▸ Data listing
————
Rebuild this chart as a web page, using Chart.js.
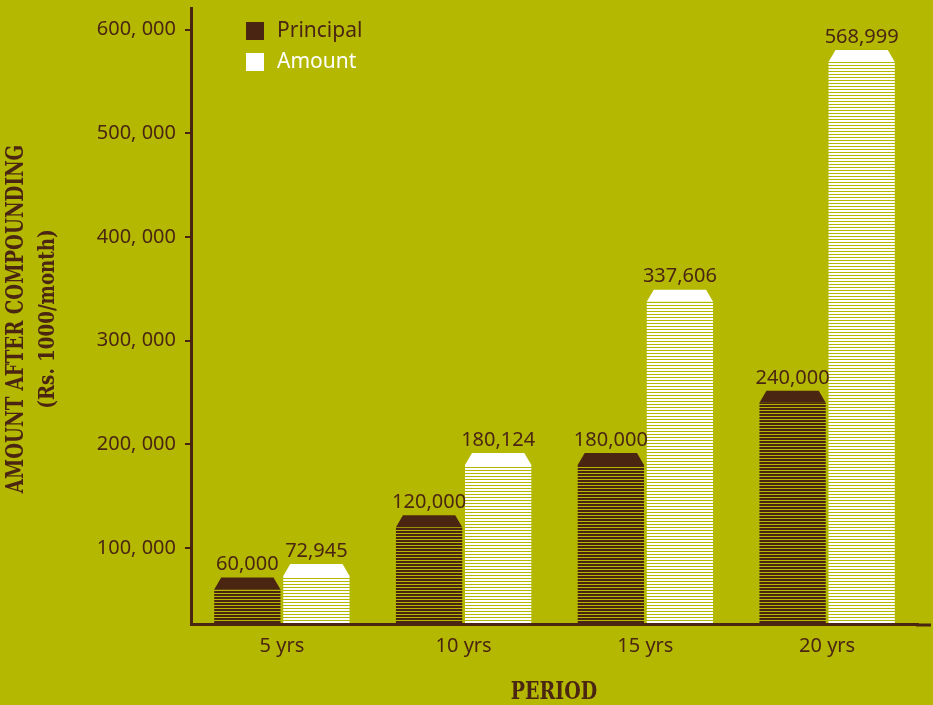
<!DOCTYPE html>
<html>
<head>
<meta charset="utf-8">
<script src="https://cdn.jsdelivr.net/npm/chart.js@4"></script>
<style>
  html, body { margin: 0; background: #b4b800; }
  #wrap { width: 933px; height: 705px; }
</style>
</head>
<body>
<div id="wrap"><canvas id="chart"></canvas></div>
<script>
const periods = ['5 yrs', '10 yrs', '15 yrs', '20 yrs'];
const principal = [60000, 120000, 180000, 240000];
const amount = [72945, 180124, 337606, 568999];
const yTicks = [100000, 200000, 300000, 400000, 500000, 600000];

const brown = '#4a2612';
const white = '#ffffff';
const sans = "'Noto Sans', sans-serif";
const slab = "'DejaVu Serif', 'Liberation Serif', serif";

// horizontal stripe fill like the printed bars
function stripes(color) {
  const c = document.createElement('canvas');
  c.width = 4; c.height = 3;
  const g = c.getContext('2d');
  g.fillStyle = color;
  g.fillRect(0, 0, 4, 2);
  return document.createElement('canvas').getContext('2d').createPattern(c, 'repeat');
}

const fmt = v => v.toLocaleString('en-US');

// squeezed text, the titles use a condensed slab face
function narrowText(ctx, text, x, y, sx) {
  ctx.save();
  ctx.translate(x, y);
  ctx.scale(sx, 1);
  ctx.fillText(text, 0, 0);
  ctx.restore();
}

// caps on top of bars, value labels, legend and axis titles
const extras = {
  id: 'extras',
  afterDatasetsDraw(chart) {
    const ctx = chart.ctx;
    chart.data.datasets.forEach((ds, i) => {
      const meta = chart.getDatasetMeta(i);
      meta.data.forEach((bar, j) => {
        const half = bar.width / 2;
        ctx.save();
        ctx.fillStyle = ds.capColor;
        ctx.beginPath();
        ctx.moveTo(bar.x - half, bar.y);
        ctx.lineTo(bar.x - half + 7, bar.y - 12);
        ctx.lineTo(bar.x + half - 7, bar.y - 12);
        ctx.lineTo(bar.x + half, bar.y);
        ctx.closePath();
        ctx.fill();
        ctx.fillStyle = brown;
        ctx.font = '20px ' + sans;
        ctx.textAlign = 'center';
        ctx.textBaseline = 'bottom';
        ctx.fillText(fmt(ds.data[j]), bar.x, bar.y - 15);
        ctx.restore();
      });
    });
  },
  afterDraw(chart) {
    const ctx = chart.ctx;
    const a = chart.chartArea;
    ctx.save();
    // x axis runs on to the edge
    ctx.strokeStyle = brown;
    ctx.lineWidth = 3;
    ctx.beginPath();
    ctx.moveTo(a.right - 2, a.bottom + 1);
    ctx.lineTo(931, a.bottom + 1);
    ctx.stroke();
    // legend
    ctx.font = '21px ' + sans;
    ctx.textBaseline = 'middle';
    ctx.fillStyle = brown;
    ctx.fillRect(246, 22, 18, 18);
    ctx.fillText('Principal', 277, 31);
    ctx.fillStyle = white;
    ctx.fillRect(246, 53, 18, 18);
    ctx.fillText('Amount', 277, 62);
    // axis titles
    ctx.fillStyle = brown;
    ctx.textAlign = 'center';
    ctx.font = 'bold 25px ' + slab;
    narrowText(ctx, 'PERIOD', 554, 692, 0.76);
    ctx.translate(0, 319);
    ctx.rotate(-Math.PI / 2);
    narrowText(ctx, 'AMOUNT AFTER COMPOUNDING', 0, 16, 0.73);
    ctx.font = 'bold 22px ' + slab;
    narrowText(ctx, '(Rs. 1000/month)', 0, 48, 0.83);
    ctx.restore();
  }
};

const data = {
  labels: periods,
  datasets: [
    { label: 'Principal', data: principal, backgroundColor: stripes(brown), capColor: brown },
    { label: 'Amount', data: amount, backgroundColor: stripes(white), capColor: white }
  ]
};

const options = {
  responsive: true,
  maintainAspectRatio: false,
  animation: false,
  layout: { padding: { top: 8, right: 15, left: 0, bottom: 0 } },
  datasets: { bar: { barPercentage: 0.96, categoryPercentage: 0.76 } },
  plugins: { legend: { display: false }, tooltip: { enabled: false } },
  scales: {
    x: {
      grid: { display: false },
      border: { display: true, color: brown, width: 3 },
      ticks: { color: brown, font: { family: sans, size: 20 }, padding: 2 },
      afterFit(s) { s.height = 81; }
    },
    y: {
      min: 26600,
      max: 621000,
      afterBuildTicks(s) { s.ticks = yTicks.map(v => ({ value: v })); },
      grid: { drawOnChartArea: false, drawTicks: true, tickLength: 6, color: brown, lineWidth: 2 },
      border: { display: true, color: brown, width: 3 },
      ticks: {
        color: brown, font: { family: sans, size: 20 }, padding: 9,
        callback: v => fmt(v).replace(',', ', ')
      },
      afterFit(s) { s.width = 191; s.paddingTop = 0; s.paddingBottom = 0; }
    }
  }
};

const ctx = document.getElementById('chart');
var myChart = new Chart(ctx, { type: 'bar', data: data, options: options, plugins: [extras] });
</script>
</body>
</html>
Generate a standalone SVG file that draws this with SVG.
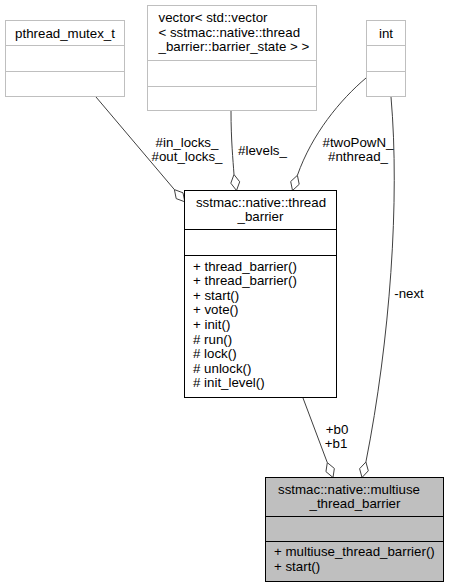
————
▸ Exercise objective
Copy the material above in full and exactly, skipping pictures.

▸ Output of the task
Rebuild this chart as a web page, using Chart.js.
<!DOCTYPE html>
<html>
<head>
<meta charset="utf-8">
<script src="https://cdn.jsdelivr.net/npm/chart.js@4"></script>
<style>
  html, body { margin: 0; background: #b4b800; }
  #wrap { width: 933px; height: 705px; }
</style>
</head>
<body>
<div id="wrap"><canvas id="chart"></canvas></div>
<script>
const periods = ['5 yrs', '10 yrs', '15 yrs', '20 yrs'];
const principal = [60000, 120000, 180000, 240000];
const amount = [72945, 180124, 337606, 568999];
const yTicks = [100000, 200000, 300000, 400000, 500000, 600000];

const brown = '#4a2612';
const white = '#ffffff';
const sans = "'Noto Sans', sans-serif";
const slab = "'DejaVu Serif', 'Liberation Serif', serif";

// horizontal stripe fill like the printed bars
function stripes(color) {
  const c = document.createElement('canvas');
  c.width = 4; c.height = 3;
  const g = c.getContext('2d');
  g.fillStyle = color;
  g.fillRect(0, 0, 4, 2);
  return document.createElement('canvas').getContext('2d').createPattern(c, 'repeat');
}

const fmt = v => v.toLocaleString('en-US');

// squeezed text, the titles use a condensed slab face
function narrowText(ctx, text, x, y, sx) {
  ctx.save();
  ctx.translate(x, y);
  ctx.scale(sx, 1);
  ctx.fillText(text, 0, 0);
  ctx.restore();
}

// caps on top of bars, value labels, legend and axis titles
const extras = {
  id: 'extras',
  afterDatasetsDraw(chart) {
    const ctx = chart.ctx;
    chart.data.datasets.forEach((ds, i) => {
      const meta = chart.getDatasetMeta(i);
      meta.data.forEach((bar, j) => {
        const half = bar.width / 2;
        ctx.save();
        ctx.fillStyle = ds.capColor;
        ctx.beginPath();
        ctx.moveTo(bar.x - half, bar.y);
        ctx.lineTo(bar.x - half + 7, bar.y - 12);
        ctx.lineTo(bar.x + half - 7, bar.y - 12);
        ctx.lineTo(bar.x + half, bar.y);
        ctx.closePath();
        ctx.fill();
        ctx.fillStyle = brown;
        ctx.font = '20px ' + sans;
        ctx.textAlign = 'center';
        ctx.textBaseline = 'bottom';
        ctx.fillText(fmt(ds.data[j]), bar.x, bar.y - 15);
        ctx.restore();
      });
    });
  },
  afterDraw(chart) {
    const ctx = chart.ctx;
    const a = chart.chartArea;
    ctx.save();
    // x axis runs on to the edge
    ctx.strokeStyle = brown;
    ctx.lineWidth = 3;
    ctx.beginPath();
    ctx.moveTo(a.right - 2, a.bottom + 1);
    ctx.lineTo(931, a.bottom + 1);
    ctx.stroke();
    // legend
    ctx.font = '21px ' + sans;
    ctx.textBaseline = 'middle';
    ctx.fillStyle = brown;
    ctx.fillRect(246, 22, 18, 18);
    ctx.fillText('Principal', 277, 31);
    ctx.fillStyle = white;
    ctx.fillRect(246, 53, 18, 18);
    ctx.fillText('Amount', 277, 62);
    // axis titles
    ctx.fillStyle = brown;
    ctx.textAlign = 'center';
    ctx.font = 'bold 25px ' + slab;
    narrowText(ctx, 'PERIOD', 554, 692, 0.76);
    ctx.translate(0, 319);
    ctx.rotate(-Math.PI / 2);
    narrowText(ctx, 'AMOUNT AFTER COMPOUNDING', 0, 16, 0.73);
    ctx.font = 'bold 22px ' + slab;
    narrowText(ctx, '(Rs. 1000/month)', 0, 48, 0.83);
    ctx.restore();
  }
};

const data = {
  labels: periods,
  datasets: [
    { label: 'Principal', data: principal, backgroundColor: stripes(brown), capColor: brown },
    { label: 'Amount', data: amount, backgroundColor: stripes(white), capColor: white }
  ]
};

const options = {
  responsive: true,
  maintainAspectRatio: false,
  animation: false,
  layout: { padding: { top: 8, right: 15, left: 0, bottom: 0 } },
  datasets: { bar: { barPercentage: 0.96, categoryPercentage: 0.76 } },
  plugins: { legend: { display: false }, tooltip: { enabled: false } },
  scales: {
    x: {
      grid: { display: false },
      border: { display: true, color: brown, width: 3 },
      ticks: { color: brown, font: { family: sans, size: 20 }, padding: 2 },
      afterFit(s) { s.height = 81; }
    },
    y: {
      min: 26600,
      max: 621000,
      afterBuildTicks(s) { s.ticks = yTicks.map(v => ({ value: v })); },
      grid: { drawOnChartArea: false, drawTicks: true, tickLength: 6, color: brown, lineWidth: 2 },
      border: { display: true, color: brown, width: 3 },
      ticks: {
        color: brown, font: { family: sans, size: 20 }, padding: 9,
        callback: v => fmt(v).replace(',', ', ')
      },
      afterFit(s) { s.width = 191; s.paddingTop = 0; s.paddingBottom = 0; }
    }
  }
};

const ctx = document.getElementById('chart');
var myChart = new Chart(ctx, { type: 'bar', data: data, options: options, plugins: [extras] });
</script>
</body>
</html>
Generate a standalone SVG file that draws this with SVG.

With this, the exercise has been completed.